=== Given problem ===
The records below hold a stretch from the line with "Output the Python" through the line with "from matplotlib.patches import Ellipse"; return exactly those lines, ends included, and nothing more.

BEGIN Material

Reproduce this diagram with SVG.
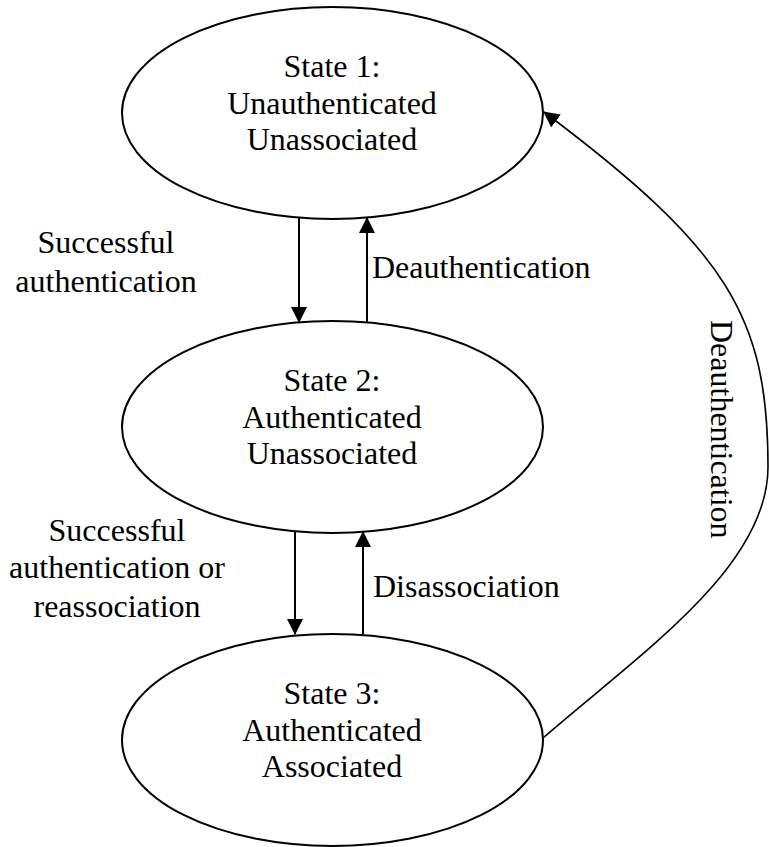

END Material
BEGIN Material

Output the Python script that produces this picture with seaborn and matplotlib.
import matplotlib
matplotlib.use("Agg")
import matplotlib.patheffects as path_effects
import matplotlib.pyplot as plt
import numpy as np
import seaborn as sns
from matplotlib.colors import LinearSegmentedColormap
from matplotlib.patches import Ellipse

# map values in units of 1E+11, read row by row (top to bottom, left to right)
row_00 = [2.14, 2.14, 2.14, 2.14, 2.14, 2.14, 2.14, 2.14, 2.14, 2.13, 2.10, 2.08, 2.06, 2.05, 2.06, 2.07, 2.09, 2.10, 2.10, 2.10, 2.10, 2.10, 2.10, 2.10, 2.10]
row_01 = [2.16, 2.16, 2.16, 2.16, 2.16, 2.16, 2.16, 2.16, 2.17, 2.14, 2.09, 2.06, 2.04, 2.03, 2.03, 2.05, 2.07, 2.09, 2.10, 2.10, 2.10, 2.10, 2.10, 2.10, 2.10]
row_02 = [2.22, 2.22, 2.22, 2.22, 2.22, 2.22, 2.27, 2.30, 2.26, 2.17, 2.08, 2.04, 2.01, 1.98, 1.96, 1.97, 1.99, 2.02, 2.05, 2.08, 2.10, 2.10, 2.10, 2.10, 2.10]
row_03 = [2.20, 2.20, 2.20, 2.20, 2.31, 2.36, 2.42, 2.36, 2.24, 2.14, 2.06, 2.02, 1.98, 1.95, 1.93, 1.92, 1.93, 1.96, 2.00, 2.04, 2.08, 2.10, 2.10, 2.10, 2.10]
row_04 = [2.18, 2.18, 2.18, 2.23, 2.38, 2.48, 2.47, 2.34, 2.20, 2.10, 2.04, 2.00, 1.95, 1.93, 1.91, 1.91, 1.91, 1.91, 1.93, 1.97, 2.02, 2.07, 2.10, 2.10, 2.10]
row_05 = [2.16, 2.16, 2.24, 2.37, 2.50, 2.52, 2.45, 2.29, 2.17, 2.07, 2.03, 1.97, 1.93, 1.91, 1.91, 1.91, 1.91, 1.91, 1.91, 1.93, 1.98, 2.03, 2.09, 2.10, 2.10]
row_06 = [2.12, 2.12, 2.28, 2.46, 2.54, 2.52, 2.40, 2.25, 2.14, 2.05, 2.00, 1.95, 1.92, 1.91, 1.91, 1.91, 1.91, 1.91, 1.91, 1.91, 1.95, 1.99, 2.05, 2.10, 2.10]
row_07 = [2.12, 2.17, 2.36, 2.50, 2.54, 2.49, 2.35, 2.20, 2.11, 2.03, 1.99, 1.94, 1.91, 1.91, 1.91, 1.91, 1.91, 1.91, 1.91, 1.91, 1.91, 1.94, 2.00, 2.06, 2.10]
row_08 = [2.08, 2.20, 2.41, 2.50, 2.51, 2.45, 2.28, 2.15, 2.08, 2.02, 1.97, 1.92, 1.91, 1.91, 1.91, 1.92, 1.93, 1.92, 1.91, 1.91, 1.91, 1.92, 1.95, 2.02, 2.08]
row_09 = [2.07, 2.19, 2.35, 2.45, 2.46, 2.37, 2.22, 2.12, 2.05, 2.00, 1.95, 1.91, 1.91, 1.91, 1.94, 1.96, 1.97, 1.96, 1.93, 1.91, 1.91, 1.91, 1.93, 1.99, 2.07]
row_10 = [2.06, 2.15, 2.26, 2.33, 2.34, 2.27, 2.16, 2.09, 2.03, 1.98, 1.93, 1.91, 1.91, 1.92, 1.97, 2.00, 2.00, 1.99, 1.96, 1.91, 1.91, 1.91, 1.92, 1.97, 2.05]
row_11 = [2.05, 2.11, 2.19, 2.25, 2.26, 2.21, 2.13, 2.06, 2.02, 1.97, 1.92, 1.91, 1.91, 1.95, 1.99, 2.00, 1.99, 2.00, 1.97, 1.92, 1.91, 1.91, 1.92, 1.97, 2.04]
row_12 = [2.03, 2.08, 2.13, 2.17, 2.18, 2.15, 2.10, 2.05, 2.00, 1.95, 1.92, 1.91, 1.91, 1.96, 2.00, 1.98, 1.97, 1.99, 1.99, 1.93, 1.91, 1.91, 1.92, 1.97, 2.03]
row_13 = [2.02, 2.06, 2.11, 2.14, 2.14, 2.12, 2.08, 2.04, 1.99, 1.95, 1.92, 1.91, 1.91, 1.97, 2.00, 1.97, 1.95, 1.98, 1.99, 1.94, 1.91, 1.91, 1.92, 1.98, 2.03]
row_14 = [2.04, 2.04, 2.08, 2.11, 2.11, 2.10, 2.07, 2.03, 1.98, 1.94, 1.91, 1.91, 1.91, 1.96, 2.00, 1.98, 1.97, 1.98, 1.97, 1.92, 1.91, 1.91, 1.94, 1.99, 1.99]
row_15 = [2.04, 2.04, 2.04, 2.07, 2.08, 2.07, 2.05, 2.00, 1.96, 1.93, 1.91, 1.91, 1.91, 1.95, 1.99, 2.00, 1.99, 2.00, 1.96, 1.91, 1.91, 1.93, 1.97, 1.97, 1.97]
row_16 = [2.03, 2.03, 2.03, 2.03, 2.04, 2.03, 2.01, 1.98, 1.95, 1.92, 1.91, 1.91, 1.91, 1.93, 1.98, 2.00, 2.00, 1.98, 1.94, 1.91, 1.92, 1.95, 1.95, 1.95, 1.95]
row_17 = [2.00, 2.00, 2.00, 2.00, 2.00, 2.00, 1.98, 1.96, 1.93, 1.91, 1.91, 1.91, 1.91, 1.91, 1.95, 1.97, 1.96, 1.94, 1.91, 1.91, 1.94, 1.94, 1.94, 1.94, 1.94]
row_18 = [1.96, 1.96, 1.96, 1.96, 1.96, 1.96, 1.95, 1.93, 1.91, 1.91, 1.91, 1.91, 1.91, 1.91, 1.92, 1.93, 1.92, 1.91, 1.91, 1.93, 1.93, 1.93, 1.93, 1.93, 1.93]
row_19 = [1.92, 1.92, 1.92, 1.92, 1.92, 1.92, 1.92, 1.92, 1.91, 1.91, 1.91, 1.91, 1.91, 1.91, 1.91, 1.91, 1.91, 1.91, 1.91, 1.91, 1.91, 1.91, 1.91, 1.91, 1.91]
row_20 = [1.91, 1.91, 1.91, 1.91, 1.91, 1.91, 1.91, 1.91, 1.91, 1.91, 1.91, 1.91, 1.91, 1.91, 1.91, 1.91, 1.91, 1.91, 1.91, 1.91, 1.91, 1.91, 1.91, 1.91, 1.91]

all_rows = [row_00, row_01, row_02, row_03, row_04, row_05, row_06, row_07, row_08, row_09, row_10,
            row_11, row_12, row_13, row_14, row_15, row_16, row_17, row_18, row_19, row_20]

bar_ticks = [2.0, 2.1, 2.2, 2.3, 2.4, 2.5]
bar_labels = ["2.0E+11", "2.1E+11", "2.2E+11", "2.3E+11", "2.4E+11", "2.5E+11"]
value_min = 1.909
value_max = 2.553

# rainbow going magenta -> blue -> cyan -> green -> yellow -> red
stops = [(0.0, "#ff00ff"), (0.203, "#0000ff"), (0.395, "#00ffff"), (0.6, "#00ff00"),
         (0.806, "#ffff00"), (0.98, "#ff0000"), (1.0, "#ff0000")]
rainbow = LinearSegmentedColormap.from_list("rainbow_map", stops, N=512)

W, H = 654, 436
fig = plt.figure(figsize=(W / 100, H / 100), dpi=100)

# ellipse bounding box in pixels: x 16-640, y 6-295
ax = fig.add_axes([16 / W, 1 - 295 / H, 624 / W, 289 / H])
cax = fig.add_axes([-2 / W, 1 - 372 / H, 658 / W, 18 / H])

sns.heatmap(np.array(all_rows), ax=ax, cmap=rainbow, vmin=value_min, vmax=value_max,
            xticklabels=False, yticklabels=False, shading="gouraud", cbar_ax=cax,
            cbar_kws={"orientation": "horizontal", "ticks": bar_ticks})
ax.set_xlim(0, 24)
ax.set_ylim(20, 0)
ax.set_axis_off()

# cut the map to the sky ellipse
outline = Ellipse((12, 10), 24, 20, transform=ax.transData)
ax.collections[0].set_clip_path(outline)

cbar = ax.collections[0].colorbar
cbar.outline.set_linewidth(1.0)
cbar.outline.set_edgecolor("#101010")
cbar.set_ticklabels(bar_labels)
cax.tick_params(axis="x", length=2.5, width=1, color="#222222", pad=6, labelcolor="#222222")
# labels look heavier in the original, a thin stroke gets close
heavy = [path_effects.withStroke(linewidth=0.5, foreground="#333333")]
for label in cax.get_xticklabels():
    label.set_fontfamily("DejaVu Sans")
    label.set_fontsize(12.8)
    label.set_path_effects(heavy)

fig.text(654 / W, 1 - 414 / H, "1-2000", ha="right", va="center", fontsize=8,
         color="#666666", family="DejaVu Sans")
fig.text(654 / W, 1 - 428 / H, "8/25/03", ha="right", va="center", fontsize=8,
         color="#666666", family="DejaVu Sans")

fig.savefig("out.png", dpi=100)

END Material

=== Worked solution ===
Output the Python script that produces this picture with seaborn and matplotlib.
import matplotlib
matplotlib.use("Agg")
import matplotlib.patheffects as path_effects
import matplotlib.pyplot as plt
import numpy as np
import seaborn as sns
from matplotlib.colors import LinearSegmentedColormap
from matplotlib.patches import Ellipse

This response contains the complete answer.